What tilts me to Dawson is that he’s better now than he was when he fought Johnson the first time, and Johnson isn’t likely to fight better. Dawson traded with Johnson too much in the first fight if winning was his only goal, rather than entertaining, too. Dawson can win by clinching more, but moving more, by jabbing more. Johnson, if anything, is likely to be sloppier, gunning for the knockout — although he says he won’t do that. We’ll see. Either way, I like Dawson by an easier decision, if not one where he doesn’t have to hang on for dear life once or twice.
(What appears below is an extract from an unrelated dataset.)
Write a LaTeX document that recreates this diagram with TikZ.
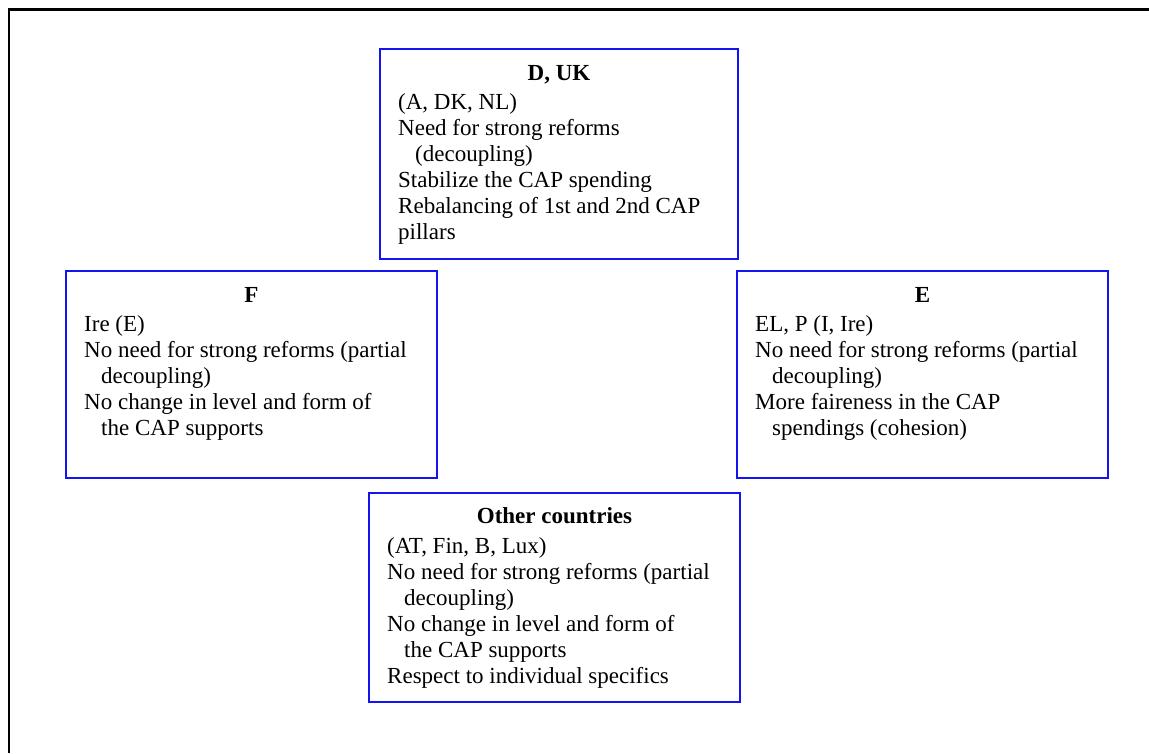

And I want to see how it plays out, even if it’s ugly. This is a pretty significant fight, one that, in my opinion, should have been for the lineal light heavyweight championship of the world (I actually think Dawson should be ranked #1 and Johnson #3, and if I was Ring mag, I would have made it for the vacant belt). Moreover, it’s one more chance for Dawson to stake his claim as one of the best boxers in America, one where he’s doing everything he can to market himself in the Connecticut region to build up his stardom. And if Johnson wins? It’s only one of the most under-appreciated fighters of the last many moons getting a bit more of what should have been his so long ago.